Goal:
From the first line of the data below through the line holding "x_ticks = [2, 4, 6, 8, 10]", output each line exactly and leave the pictures out.

· · ·

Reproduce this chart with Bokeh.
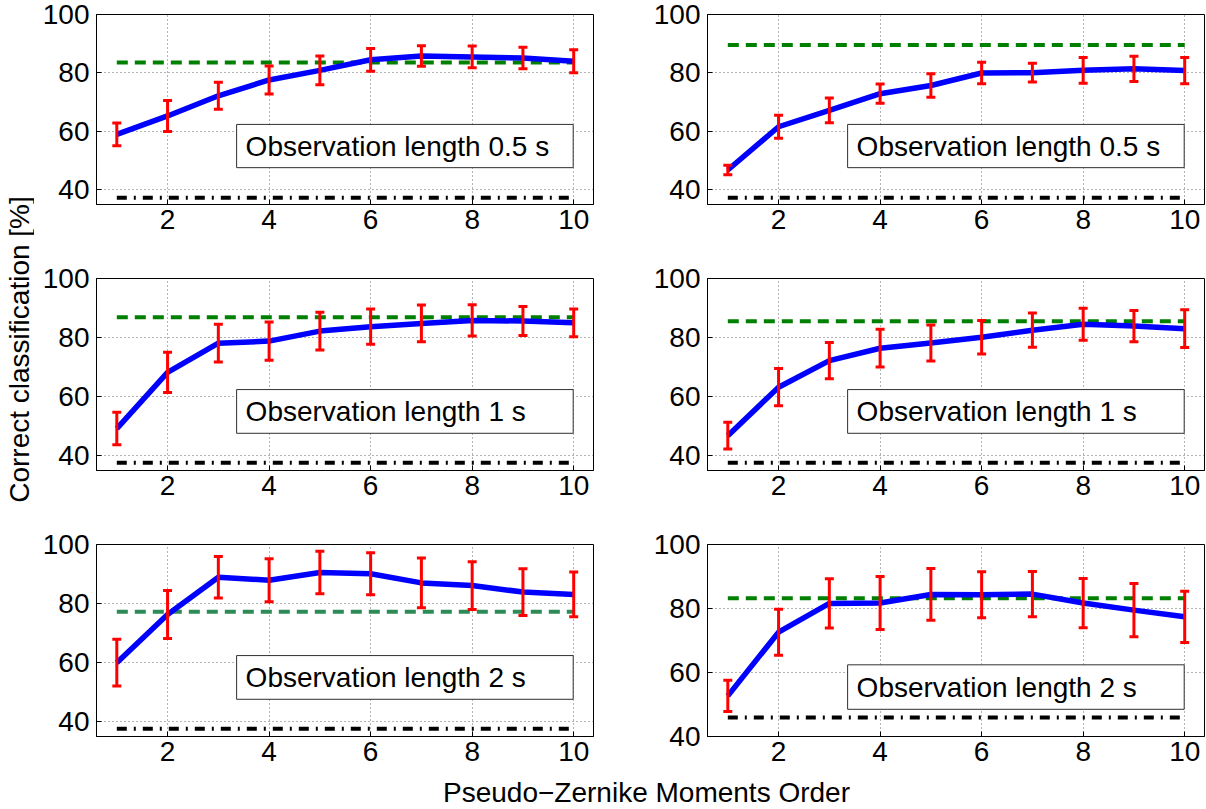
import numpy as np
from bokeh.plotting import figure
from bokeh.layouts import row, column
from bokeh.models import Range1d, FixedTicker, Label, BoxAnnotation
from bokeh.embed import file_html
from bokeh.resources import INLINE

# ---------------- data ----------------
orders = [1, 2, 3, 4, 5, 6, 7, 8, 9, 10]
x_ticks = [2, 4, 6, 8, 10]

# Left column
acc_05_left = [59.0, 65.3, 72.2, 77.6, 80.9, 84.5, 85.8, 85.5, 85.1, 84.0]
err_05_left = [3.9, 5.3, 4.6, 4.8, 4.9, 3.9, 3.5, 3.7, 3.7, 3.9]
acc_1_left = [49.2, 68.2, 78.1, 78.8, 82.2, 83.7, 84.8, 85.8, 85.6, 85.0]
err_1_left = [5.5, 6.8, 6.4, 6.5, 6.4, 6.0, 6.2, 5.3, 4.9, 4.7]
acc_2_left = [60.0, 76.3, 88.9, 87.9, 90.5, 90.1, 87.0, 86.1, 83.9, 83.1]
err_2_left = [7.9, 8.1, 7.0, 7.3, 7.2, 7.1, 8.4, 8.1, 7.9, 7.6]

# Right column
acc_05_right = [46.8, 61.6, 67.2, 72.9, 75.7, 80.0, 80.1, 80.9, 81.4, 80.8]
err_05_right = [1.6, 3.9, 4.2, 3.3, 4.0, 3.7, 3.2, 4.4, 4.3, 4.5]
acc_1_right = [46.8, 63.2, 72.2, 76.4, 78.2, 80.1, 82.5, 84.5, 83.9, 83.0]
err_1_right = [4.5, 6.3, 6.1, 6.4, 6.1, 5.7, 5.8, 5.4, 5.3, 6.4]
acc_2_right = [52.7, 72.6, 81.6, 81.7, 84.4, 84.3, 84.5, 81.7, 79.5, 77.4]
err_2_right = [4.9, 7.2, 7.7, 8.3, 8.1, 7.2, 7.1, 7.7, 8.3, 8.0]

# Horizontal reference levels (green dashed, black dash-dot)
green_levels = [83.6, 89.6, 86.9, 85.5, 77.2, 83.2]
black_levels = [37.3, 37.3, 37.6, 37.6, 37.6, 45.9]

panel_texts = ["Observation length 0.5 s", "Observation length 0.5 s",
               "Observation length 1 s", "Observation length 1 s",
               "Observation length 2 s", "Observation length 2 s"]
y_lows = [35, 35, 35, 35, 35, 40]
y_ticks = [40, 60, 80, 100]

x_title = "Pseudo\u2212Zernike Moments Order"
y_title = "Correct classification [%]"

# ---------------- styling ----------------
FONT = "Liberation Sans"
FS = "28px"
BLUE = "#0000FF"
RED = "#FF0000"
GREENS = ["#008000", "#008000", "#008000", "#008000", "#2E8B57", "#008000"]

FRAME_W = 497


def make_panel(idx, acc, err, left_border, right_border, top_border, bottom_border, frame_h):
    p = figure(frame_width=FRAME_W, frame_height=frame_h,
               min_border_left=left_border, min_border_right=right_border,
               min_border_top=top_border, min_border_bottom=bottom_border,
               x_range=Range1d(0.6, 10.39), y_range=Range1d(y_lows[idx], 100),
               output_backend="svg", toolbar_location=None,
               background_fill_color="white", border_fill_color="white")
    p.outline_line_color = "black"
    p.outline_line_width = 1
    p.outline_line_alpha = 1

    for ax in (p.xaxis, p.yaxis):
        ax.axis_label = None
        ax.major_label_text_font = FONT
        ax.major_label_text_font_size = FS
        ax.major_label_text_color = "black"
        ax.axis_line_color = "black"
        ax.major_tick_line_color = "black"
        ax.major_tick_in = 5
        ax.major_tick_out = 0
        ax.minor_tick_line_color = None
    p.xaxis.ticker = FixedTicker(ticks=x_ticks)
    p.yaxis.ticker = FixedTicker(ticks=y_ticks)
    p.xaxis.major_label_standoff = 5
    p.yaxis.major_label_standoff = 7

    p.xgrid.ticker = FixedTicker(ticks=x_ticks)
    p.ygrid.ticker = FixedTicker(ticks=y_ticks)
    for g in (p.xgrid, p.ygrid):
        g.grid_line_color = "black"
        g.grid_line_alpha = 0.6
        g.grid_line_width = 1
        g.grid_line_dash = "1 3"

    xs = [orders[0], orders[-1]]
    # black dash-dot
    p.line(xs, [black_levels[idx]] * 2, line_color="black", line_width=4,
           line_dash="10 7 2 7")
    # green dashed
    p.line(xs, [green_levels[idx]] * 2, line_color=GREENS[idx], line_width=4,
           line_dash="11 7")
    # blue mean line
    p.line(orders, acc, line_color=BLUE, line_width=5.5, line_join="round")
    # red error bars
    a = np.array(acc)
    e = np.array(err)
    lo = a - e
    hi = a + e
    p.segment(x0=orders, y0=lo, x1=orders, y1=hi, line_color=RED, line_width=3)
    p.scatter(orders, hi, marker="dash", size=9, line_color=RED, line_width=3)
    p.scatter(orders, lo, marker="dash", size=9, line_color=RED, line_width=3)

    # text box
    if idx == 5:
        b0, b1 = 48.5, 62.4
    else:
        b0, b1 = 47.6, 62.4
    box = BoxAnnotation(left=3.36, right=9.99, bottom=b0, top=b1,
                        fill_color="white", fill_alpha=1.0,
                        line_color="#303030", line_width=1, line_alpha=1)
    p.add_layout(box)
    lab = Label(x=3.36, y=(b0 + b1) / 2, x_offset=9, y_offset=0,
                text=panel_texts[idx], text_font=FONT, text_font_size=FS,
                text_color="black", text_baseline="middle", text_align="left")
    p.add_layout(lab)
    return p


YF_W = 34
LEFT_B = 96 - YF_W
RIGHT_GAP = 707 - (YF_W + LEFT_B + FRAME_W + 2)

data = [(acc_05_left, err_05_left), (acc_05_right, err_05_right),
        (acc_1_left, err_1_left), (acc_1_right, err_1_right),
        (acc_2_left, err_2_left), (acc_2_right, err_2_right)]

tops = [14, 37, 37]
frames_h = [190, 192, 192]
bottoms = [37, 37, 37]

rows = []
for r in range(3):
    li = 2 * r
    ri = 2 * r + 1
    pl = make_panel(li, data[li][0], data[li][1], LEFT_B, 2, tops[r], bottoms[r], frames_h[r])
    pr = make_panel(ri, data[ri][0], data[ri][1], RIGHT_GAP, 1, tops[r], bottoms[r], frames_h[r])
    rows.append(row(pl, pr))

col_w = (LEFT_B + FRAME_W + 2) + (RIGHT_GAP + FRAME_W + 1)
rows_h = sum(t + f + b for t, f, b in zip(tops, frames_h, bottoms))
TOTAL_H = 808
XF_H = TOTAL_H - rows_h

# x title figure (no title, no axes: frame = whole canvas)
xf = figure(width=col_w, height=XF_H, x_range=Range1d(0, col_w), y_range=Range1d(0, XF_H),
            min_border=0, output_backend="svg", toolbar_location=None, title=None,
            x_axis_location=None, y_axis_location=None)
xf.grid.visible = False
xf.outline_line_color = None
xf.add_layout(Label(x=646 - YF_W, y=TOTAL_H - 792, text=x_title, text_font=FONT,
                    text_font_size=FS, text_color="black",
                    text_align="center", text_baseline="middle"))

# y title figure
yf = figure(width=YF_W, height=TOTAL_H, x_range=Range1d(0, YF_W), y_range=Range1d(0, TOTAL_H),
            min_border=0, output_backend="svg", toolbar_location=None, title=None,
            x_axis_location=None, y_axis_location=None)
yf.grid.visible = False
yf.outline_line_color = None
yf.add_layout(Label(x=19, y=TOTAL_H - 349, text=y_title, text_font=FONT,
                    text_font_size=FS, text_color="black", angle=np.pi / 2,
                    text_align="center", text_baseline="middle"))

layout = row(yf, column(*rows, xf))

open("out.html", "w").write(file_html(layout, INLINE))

· · ·

Result of this task:
Reproduce this chart with Bokeh.
import numpy as np
from bokeh.plotting import figure
from bokeh.layouts import row, column
from bokeh.models import Range1d, FixedTicker, Label, BoxAnnotation
from bokeh.embed import file_html
from bokeh.resources import INLINE

# ---------------- data ----------------
orders = [1, 2, 3, 4, 5, 6, 7, 8, 9, 10]
x_ticks = [2, 4, 6, 8, 10]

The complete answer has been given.